I have a problem triggering digital output (like DO0) on the remote ZigBee.

Case 1:
I know I can trigger it like this:
- setting digital input on the base ZigBee
- setting digital output on the remote ZigBee (DO LOW)
- and if configured right the input state on the base ZigBee is transferred to the digital output on remote ZigBee

I managed to do that, but I would like to trigger it via data packets.

Case 2:
So I tried with setting API packets that set the digital output on the remote ZigBee. I managed to change the digital output on remote ZigBee with commands ATD0=4 (DO LOW) ATD0=5 (DO HIGH).

DO LOW API command:
7E 00 10 17 05 00 13 A2 00 40 08 C9 80 00 02 02 44 30 04 21

DO HIGH API command:
7E 00 10 17 05 00 13 A2 00 40 08 C9 80 00 02 02 44 30 05 20

Problem:
But the problem I have is that sometime the communication between the base and remote might be lost.

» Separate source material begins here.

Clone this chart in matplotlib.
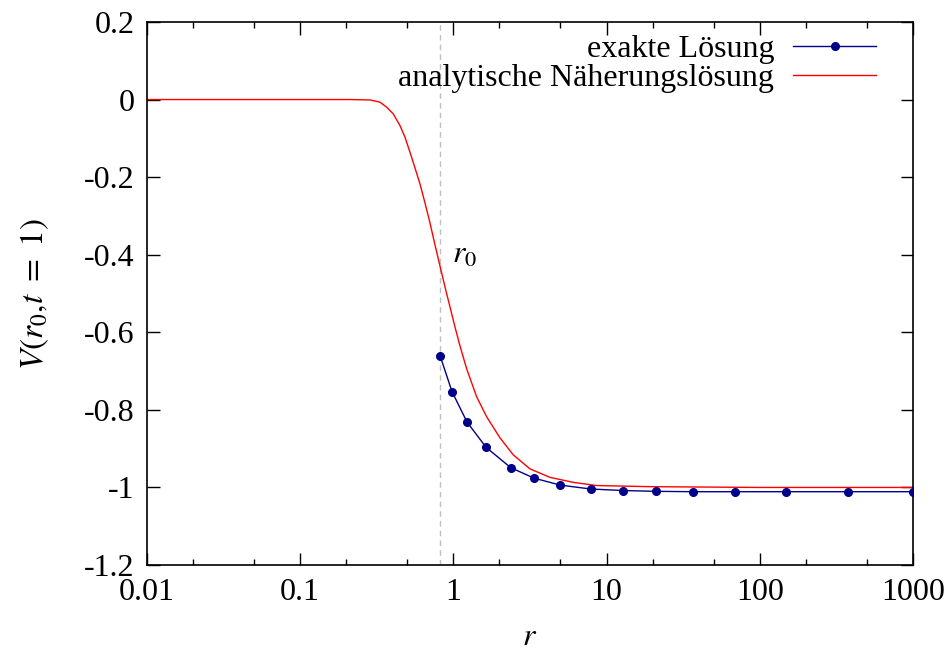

And if the digital output on the remote ZigBee is set to 3,3V (DO HIGH) and the communication is lost, the digital output would stay at the 3,3V. I want it to "reset" to 0V. In "case 1" when I tried to trigger the digital output with digital input, you can set the reset timer for that digital output (command ATT0) and it did the work (the digital input reset to value 0V), but you can't use that in the case 2.

Question:
Does anybody know what is the API format of the packet to simulate case 1 - I/O line passing (case 1 data packets)?
Do you have any other ideas how to "reset" the digital output to 0V.